AIM OF THE EXERCISE -
Read the records below and copy each line that contains "with".

DATA RECORDS -
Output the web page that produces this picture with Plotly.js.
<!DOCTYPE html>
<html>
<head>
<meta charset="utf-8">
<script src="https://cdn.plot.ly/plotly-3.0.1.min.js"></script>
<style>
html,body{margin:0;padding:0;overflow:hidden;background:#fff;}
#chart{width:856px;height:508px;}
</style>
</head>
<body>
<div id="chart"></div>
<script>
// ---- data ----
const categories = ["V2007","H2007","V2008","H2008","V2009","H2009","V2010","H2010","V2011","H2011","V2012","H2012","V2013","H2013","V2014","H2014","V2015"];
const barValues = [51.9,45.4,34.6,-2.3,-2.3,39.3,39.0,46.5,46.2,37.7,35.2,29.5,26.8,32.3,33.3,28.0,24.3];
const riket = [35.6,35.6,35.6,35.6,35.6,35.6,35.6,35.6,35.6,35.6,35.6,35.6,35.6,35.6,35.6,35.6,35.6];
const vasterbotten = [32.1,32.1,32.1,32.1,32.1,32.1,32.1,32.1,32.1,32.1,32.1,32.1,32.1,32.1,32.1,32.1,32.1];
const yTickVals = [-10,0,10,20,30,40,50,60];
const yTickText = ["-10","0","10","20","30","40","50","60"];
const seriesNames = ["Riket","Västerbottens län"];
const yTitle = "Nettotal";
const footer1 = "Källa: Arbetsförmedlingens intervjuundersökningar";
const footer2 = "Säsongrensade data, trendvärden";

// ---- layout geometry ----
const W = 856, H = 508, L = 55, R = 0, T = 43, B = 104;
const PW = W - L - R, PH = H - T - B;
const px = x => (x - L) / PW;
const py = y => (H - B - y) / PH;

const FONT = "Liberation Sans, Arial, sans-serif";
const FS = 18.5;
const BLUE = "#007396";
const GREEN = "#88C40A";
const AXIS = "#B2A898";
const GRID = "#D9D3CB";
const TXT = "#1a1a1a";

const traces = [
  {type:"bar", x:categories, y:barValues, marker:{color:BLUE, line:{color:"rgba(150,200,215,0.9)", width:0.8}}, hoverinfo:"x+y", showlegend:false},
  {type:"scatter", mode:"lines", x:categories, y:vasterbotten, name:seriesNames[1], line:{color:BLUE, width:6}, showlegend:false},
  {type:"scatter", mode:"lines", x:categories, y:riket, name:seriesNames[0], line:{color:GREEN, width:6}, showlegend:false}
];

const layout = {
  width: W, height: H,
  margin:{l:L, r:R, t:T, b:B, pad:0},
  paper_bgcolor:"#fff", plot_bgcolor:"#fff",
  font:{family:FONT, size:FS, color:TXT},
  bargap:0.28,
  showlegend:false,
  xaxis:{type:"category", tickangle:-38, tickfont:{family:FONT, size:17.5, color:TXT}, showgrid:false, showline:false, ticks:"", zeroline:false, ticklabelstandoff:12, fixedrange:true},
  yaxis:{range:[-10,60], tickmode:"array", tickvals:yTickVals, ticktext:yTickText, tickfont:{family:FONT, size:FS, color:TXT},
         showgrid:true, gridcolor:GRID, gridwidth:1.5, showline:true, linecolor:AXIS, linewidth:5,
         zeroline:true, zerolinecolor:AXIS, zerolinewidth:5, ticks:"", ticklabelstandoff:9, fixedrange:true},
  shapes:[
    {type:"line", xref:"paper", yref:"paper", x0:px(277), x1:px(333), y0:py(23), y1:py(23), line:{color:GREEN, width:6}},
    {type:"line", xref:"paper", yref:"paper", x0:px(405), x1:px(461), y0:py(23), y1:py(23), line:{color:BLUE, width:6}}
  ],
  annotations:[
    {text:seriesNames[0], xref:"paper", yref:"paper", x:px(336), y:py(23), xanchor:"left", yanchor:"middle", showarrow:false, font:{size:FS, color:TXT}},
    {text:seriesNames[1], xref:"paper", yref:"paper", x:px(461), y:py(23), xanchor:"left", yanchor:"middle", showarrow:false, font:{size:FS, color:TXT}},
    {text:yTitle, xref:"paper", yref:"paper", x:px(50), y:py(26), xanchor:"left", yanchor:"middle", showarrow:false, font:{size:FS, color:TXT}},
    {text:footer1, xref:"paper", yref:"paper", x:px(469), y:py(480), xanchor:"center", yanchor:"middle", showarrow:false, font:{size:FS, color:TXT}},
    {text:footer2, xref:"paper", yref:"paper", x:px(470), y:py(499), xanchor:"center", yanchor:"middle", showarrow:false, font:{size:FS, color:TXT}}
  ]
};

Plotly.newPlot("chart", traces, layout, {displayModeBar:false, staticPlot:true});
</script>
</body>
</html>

* * *

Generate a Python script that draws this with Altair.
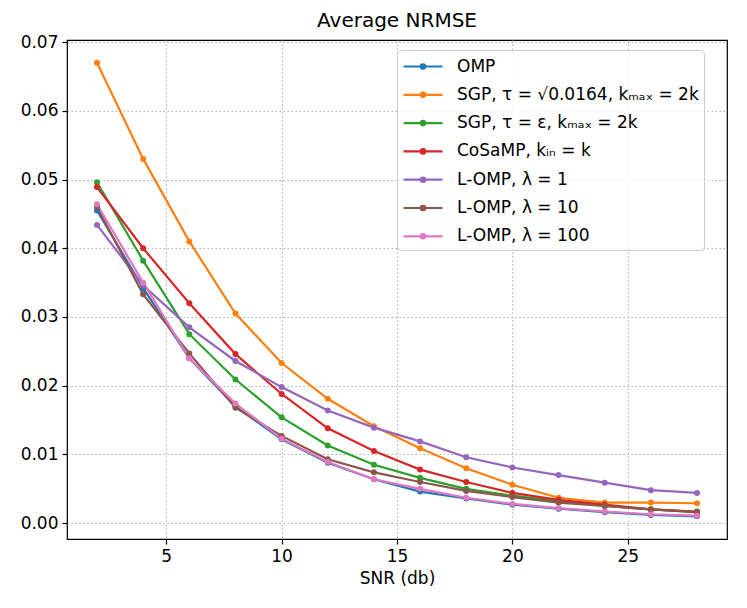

CORRECT ANSWER -
Output the web page that produces this picture with Plotly.js.
Generate a Python script that draws this with Altair.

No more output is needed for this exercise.